> _What to do_:
Repeat every line of the listing below exactly, minus the pictures.

## START Information shown

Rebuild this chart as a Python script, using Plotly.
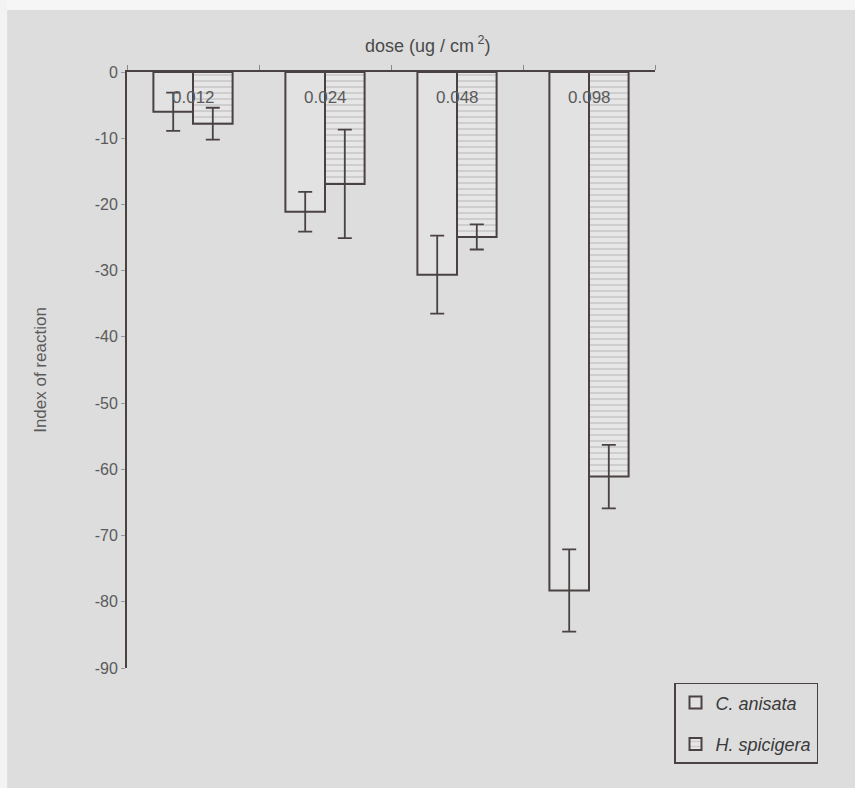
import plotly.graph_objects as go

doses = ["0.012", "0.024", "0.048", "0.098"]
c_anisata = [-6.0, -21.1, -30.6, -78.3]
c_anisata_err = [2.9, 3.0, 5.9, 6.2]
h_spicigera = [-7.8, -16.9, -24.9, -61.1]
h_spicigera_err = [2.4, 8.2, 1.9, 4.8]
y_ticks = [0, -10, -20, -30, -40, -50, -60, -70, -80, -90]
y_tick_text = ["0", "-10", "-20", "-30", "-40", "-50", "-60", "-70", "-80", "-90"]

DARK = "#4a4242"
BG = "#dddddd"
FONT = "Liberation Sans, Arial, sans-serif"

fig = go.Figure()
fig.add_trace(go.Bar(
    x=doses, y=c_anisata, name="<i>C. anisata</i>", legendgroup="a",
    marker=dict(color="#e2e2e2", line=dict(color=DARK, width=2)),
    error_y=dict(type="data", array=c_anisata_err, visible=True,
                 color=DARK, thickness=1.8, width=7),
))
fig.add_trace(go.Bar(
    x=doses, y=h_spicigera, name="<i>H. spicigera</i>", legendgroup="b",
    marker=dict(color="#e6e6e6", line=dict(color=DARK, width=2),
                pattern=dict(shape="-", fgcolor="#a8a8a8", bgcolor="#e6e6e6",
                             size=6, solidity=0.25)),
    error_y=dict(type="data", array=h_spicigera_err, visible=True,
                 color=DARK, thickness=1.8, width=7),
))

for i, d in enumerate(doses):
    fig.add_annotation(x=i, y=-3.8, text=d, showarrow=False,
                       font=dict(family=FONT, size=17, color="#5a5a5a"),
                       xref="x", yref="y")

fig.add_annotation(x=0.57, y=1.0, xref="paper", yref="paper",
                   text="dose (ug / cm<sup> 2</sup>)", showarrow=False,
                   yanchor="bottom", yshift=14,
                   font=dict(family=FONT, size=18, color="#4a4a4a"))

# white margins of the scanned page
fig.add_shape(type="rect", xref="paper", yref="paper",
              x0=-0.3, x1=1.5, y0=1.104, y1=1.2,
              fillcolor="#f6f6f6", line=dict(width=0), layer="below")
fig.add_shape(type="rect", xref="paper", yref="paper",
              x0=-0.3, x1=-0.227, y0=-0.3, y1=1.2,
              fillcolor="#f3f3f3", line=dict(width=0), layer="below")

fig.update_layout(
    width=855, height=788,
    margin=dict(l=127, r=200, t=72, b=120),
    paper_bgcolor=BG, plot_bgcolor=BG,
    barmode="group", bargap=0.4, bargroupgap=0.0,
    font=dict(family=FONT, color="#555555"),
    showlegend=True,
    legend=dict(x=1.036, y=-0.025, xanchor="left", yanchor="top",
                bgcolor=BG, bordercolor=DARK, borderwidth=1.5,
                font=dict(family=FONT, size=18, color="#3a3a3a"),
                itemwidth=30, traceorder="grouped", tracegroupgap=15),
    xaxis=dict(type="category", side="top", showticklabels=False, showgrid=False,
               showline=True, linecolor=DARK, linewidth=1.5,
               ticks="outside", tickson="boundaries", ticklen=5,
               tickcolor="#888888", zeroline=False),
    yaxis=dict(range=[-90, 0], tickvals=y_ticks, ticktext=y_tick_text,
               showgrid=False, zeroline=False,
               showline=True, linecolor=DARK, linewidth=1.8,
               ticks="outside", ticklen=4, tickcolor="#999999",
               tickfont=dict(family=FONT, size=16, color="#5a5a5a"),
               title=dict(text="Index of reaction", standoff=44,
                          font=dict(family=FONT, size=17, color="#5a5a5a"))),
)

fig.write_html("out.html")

## END Information shown

> _Exercise response_:
Rebuild this chart as a Python script, using Plotly.
import plotly.graph_objects as go

doses = ["0.012", "0.024", "0.048", "0.098"]
c_anisata = [-6.0, -21.1, -30.6, -78.3]
c_anisata_err = [2.9, 3.0, 5.9, 6.2]
h_spicigera = [-7.8, -16.9, -24.9, -61.1]
h_spicigera_err = [2.4, 8.2, 1.9, 4.8]
y_ticks = [0, -10, -20, -30, -40, -50, -60, -70, -80, -90]
y_tick_text = ["0", "-10", "-20", "-30", "-40", "-50", "-60", "-70", "-80", "-90"]

DARK = "#4a4242"
BG = "#dddddd"
FONT = "Liberation Sans, Arial, sans-serif"

fig = go.Figure()
fig.add_trace(go.Bar(
    x=doses, y=c_anisata, name="<i>C. anisata</i>", legendgroup="a",
    marker=dict(color="#e2e2e2", line=dict(color=DARK, width=2)),
    error_y=dict(type="data", array=c_anisata_err, visible=True,
                 color=DARK, thickness=1.8, width=7),
))
fig.add_trace(go.Bar(
    x=doses, y=h_spicigera, name="<i>H. spicigera</i>", legendgroup="b",
    marker=dict(color="#e6e6e6", line=dict(color=DARK, width=2),
                pattern=dict(shape="-", fgcolor="#a8a8a8", bgcolor="#e6e6e6",
                             size=6, solidity=0.25)),
    error_y=dict(type="data", array=h_spicigera_err, visible=True,
                 color=DARK, thickness=1.8, width=7),
))

for i, d in enumerate(doses):
    fig.add_annotation(x=i, y=-3.8, text=d, showarrow=False,
                       font=dict(family=FONT, size=17, color="#5a5a5a"),
                       xref="x", yref="y")

fig.add_annotation(x=0.57, y=1.0, xref="paper", yref="paper",
                   text="dose (ug / cm<sup> 2</sup>)", showarrow=False,
                   yanchor="bottom", yshift=14,
                   font=dict(family=FONT, size=18, color="#4a4a4a"))

# white margins of the scanned page
fig.add_shape(type="rect", xref="paper", yref="paper",
              x0=-0.3, x1=1.5, y0=1.104, y1=1.2,
              fillcolor="#f6f6f6", line=dict(width=0), layer="below")
fig.add_shape(type="rect", xref="paper", yref="paper",
              x0=-0.3, x1=-0.227, y0=-0.3, y1=1.2,
              fillcolor="#f3f3f3", line=dict(width=0), layer="below")

fig.update_layout(
    width=855, height=788,
    margin=dict(l=127, r=200, t=72, b=120),
    paper_bgcolor=BG, plot_bgcolor=BG,
    barmode="group", bargap=0.4, bargroupgap=0.0,
    font=dict(family=FONT, color="#555555"),
    showlegend=True,
    legend=dict(x=1.036, y=-0.025, xanchor="left", yanchor="top",
                bgcolor=BG, bordercolor=DARK, borderwidth=1.5,
                font=dict(family=FONT, size=18, color="#3a3a3a"),
                itemwidth=30, traceorder="grouped", tracegroupgap=15),
    xaxis=dict(type="category", side="top", showticklabels=False, showgrid=False,
               showline=True, linecolor=DARK, linewidth=1.5,
               ticks="outside", tickson="boundaries", ticklen=5,
               tickcolor="#888888", zeroline=False),
    yaxis=dict(range=[-90, 0], tickvals=y_ticks, ticktext=y_tick_text,
               showgrid=False, zeroline=False,
               showline=True, linecolor=DARK, linewidth=1.8,
               ticks="outside", ticklen=4, tickcolor="#999999",
               tickfont=dict(family=FONT, size=16, color="#5a5a5a"),
               title=dict(text="Index of reaction", standoff=44,
                          font=dict(family=FONT, size=17, color="#5a5a5a"))),
)

fig.write_html("out.html")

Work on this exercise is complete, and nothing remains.